Em face das sugestões místicas ou irracionalistas para as quais outras doutrinas existencialistas não deixaram de mostrar-se indulgentes, Jaspers reivindica o valor da razão como instrumento de clarificação da existência. Mas ao mesmo tempo põe de sobreaviso contra a pretensão de a razão atingir verdades definitivas e exaustivas, e recorda que a verdade não é nunca dada, mas está toda no esforço constante e sincero de procurá-la e aprofundá-la.
E se a verdade não pode nunca ser alcançada como um todo, a ninguém é lícito assumir como absoluto o seu próprio ponto de vista. O dogmatismo e a intolerância são os grandes inimigos do filosofar, que manifesta a sua fecundidade onde houver comunicação amorosa e diálogo.

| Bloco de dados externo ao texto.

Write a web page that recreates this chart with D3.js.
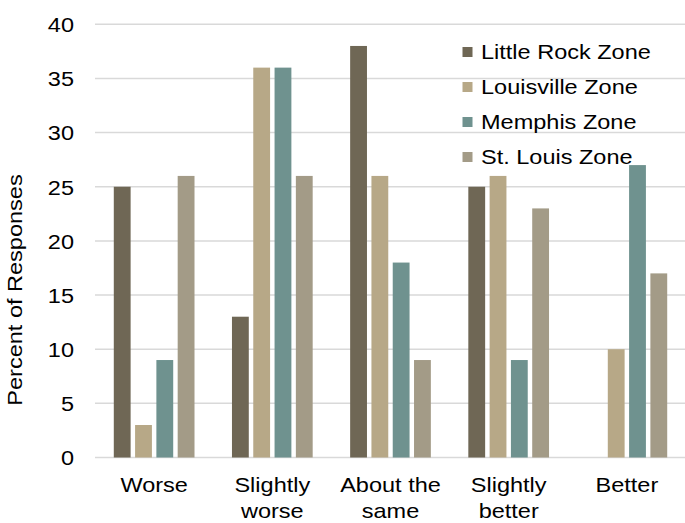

Não surpreenderá, portanto, a importância que Jaspers atribui ao problema da comunicação, sobre o qual insiste em quase todas as suas obras. Na sociedade política vê ele uma forma inferior de comunicação; mas diferentemente de Kierkegaard e de Heidegger, para ele a sociedade, embora estando toda compreendida na esfera da objetividade, não é todavia o mundo da queda e da degradação. A sociedade é encarada por Jaspers na sua função necessária e insubstituível. Ela assegura estabilidade e continuidade à obra do homem, e permite-lhe colocar-se em uma perspectiva histórica. Mas ai da consciência que se deixa encerrar no círculo da objetividade social, porque acabará por perder-se a si própria, tanto como a que se isola na sua subjetividade empírica. A sociedade juridicamente estruturada e politicamente organizada em Estado não será nunca o Umgreifende, o deus incarnado, o Valor dos valores. Jaspers reivindica acima dela os direitos do indivíduo, que é sempre a exceção, o único existente capaz de, na comunicação amorosa com os seus semelhantes, aproximar-se da Transcendência.
Pode dizer-se que só poucos indivíduos excepcionais sabem elevar-se à autêntica comunicação, enquanto a grande maioria dos homens permanece ao nível da objetividade social. Mas deste fato podem ser censurados os homens, e não Jaspers que se limitou a verificá-lo.